George Magnus, an associate at the China Centre at the University of Oxford, said the Chinese market was not quite a classic Ponzi scheme in the style of Bernie Madoff’s notorious scam that was exposed after the global financial crisis, but it was very similar.

“Developers raise huge amounts money from customers to basically fund the purchase of the next construction projects. This continues on and on before it has got to the size it has,” Magnus said. “It’s not strictly a Ponzi in the asset management sense, the Madoff style, but they’re essentially using clients’ money to fund the next project, so yes, it’s the standard definition of what that means.”

Source: A Ponzi scheme by any other name. The bursting of China’s property bubble

Verdict

For better or for worse, RIO’s fortunes are tied to a commodity which we believe will be one of the worst, if not the worst, in the space. China’s housing implosion is just in its second innings and whether bail-outs occur or not, you can rest assured that there is zero appetite to add huge amounts of inventory to the problem. Here is the proof.

In July, new construction starts by floor area fell at the fastest pace since January-February 2013 – down 45.4% – after a 45% slump in June.

In January-July, new construction starts tumbled 36%, extending from a 34.4% drop in the first half.

Source: China New Construction Starts Sink to Almost 10-Year Low

Even outside China, across the world, the very sharp move in interest rates is slowing housing development.

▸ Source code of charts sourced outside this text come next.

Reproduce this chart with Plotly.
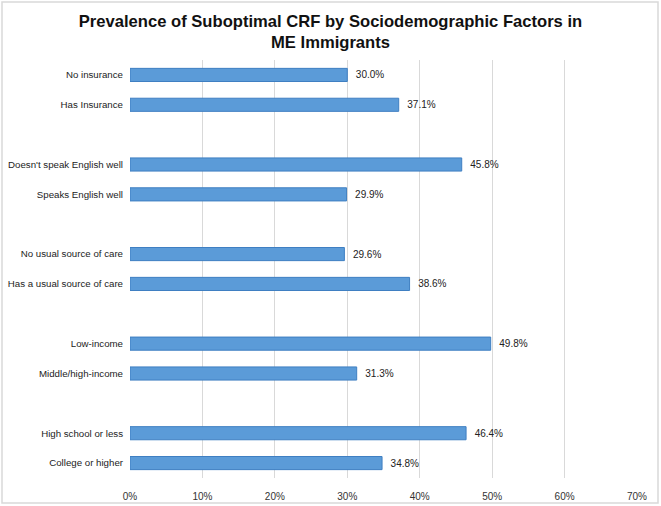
import plotly.graph_objects as go

categories = ["No insurance", "Has Insurance", " ",
              "Doesn't speak English well", "Speaks English well", "  ",
              "No usual source of care", "Has a usual source of care", "   ",
              "Low-income", "Middle/high-income", "    ",
              "High school or less", "College or higher"]
values = [30.0, 37.1, None,
          45.8, 29.9, None,
          29.6, 38.6, None,
          49.8, 31.3, None,
          46.4, 34.8]
tick_vals = [0, 10, 20, 30, 40, 50, 60, 70]
tick_text = ["0%", "10%", "20%", "30%", "40%", "50%", "60%", "70%"]

W, H = 661, 506
ML, MR, MT, MB = 130, 24, 60, 28
pw, ph = W - ML - MR, H - MT - MB

labels = [f"  {v:.1f}%" if v is not None else "" for v in values]

fig = go.Figure(go.Bar(
    y=categories, x=values, orientation="h",
    text=labels, textposition="outside", cliponaxis=False,
    textfont=dict(size=10, color="#222222", family="Liberation Sans"),
    marker=dict(color="#5b9bd8", line=dict(color="#3f7fc2", width=1)),
    width=0.44,
))

def px2x(p):
    return (p - ML) / pw

def py2y(p):
    return (H - MB - p) / ph

fig.update_layout(
    width=W, height=H,
    margin=dict(l=ML, r=MR, t=MT, b=MB, autoexpand=False),
    paper_bgcolor="white", plot_bgcolor="white",
    font=dict(family="Liberation Sans", size=10, color="#333333"),
    title=dict(text="<b>Prevalence of Suboptimal CRF by Sociodemographic Factors in<br>ME Immigrants</b>",
               x=0.5, xref="container", xanchor="center", yref="container", y=0.947, yanchor="top",
               font=dict(size=16.6, color="#111111", family="Liberation Sans")),
    showlegend=False,
    xaxis=dict(range=[0, 70], tickmode="array", tickvals=tick_vals, ticktext=tick_text,
               showgrid=True, gridcolor="#d9d9d9", gridwidth=1, automargin=False,
               zeroline=False, showline=False, ticks="", ticklabelstandoff=11,
               tickfont=dict(size=10, color="#333333")),
    yaxis=dict(type="category", categoryorder="array", categoryarray=categories,
               autorange="reversed", showgrid=False, showline=False, ticks="",
               automargin=False, ticklabelstandoff=6,
               tickfont=dict(size=9.7, color="#222222")),
    shapes=[dict(type="rect", xref="paper", yref="paper",
                 x0=px2x(2), x1=px2x(658), y0=py2y(503), y1=py2y(2),
                 line=dict(color="#d9d9d9", width=1.5), layer="below")],
)

fig.write_html("out.html", config={"displayModeBar": False},
               post_script="document.body.style.margin='0';")
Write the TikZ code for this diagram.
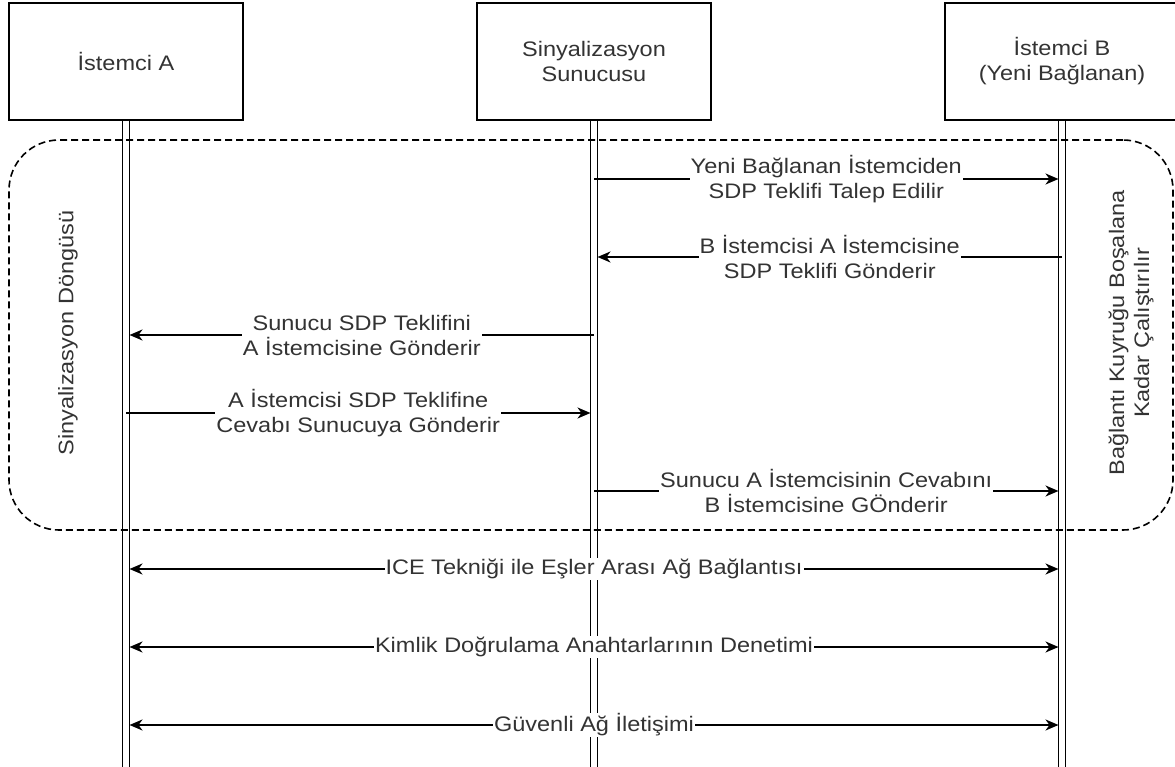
\documentclass[tikz,border=0pt]{standalone}
\usepackage{fontspec}
\setmainfont[FakeStretch=1.12]{Liberation Sans}
\usetikzlibrary{arrows.meta}
\definecolor{txt}{HTML}{333333}
\newcommand{\dfont}{\fontsize{21}{25}\selectfont}
\begin{document}
\begin{tikzpicture}[x=1pt,y=-1pt,
  actor/.style={draw, line width=1.7pt, minimum width=234pt, minimum height=117pt, text=txt, align=center, font=\dfont, inner sep=0pt},
  lifeline/.style={draw, line width=1.3pt, double, double distance=5.6pt},
  tip/.tip={Stealth[length=13pt,width=11pt,inset=4pt]},
  msg/.style={line width=1.6pt, -tip},
  bimsg/.style={line width=1.6pt, tip-tip},
  lbl/.style={fill=white, text=txt, align=center, font=\dfont, inner sep=1pt},
  loopbox/.style={draw, dash pattern=on 7pt off 4pt, line width=1.6pt, rounded corners=50pt, minimum width=1164pt, minimum height=390pt, inner sep=0pt},
  side/.style={text=txt, align=center, font=\dfont, rotate=90}
]
\useasboundingbox (0,0) rectangle (1175,767);

% actors
\node[actor] (A) at (126,61.5) {İstemci A};
\node[actor] (S) at (594,61.5) {Sinyalizasyon\\Sunucusu};
\node[actor] (B) at (1062,61.5) {İstemci B\\(Yeni Bağlanan)};

% lifeline ends
\coordinate (Abot) at (126,775);
\coordinate (Sbot) at (594,775);
\coordinate (Bbot) at (1062,775);
\draw[lifeline] (A.south) -- (Abot);
\draw[lifeline] (S.south) -- (Sbot);
\draw[lifeline] (B.south) -- (Bbot);

% loop frame
\node[loopbox] (loop) at (591,335) {};
\node[side] (loopl) at (68,333) {Sinyalizasyon Döngüsü};
\node[side] (loopr) at (1131,333) {Bağlantı Kuyruğu Boşalana\\Kadar Çalıştırılır};

% message end points
\coordinate (s1) at (594,179);    \coordinate (b1) at (1058.5,179);
\coordinate (b2) at (1062,257);   \coordinate (s2) at (597.5,257);
\coordinate (s3) at (594,335);    \coordinate (a3) at (129.5,335);
\coordinate (a4) at (126,413);    \coordinate (s4) at (590.5,413);
\coordinate (s5) at (594,491);    \coordinate (b5) at (1058.5,491);
\coordinate (a6) at (129.5,569);  \coordinate (b6) at (1058.5,569);
\coordinate (a7) at (129.5,647);  \coordinate (b7) at (1058.5,647);
\coordinate (a8) at (129.5,725);  \coordinate (b8) at (1058.5,725);

\draw[msg] (s1) -- node[lbl] (l1) {Yeni Bağlanan İstemciden\\SDP Teklifi Talep Edilir} (b1);
\draw[msg] (b2) -- node[lbl] (l2) {B İstemcisi A İstemcisine\\SDP Teklifi Gönderir} (s2);
\draw[msg] (s3) -- node[lbl] (l3) {Sunucu SDP Teklifini\\A İstemcisine Gönderir} (a3);
\draw[msg] (a4) -- node[lbl] (l4) {A İstemcisi SDP Teklifine\\Cevabı Sunucuya Gönderir} (s4);
\draw[msg] (s5) -- node[lbl] (l5) {Sunucu A İstemcisinin Cevabını\\B İstemcisine GÖnderir} (b5);

\draw[bimsg] (a6) -- node[lbl] (l6) {ICE Tekniği ile Eşler Arası Ağ Bağlantısı} (b6);
\draw[bimsg] (a7) -- node[lbl] (l7) {Kimlik Doğrulama Anahtarlarının Denetimi} (b7);
\draw[bimsg] (a8) -- node[lbl] (l8) {Güvenli Ağ İletişimi} (b8);
\end{tikzpicture}
\end{document}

In such a synchronized slowdown, we would expect iron ore to drop until a good deal of mines is uneconomical. That is where the problem lies as well. BHP Group Limited (BHP), Vale S.A. (VALE) and RIO, the three largest producers, all have mines that run with very low cash costs. We estimate that at a price of $40 per Tonne, production would drop only 20%.

Rio Tinto vs BHP vs VALE production

Wood Mackenzie

Realistically, we would calculate that demand for iron ore will drop by at least 30%, just from China’s property bubble fallout. So the price repercussions will surprise, on the downside. We love Rio’s balance sheet, and we think it is one of the better capital allocators in the business, but it is fighting a war it really cannot win. The dividends are currently attractive, but we expect them to eventually (please don’t read that as next quarter) fall below the run-rate of 2016 ($1.52 per share). That would amount to a sub 3% yield at current prices. We rate the shares a sell and would look for $40 in the next 12 months.

Please note that this is not financial advice. It may seem like it, sound like it, but surprisingly, it is not. Investors are expected to do their own due diligence and consult with a professional who knows their objectives and constraints.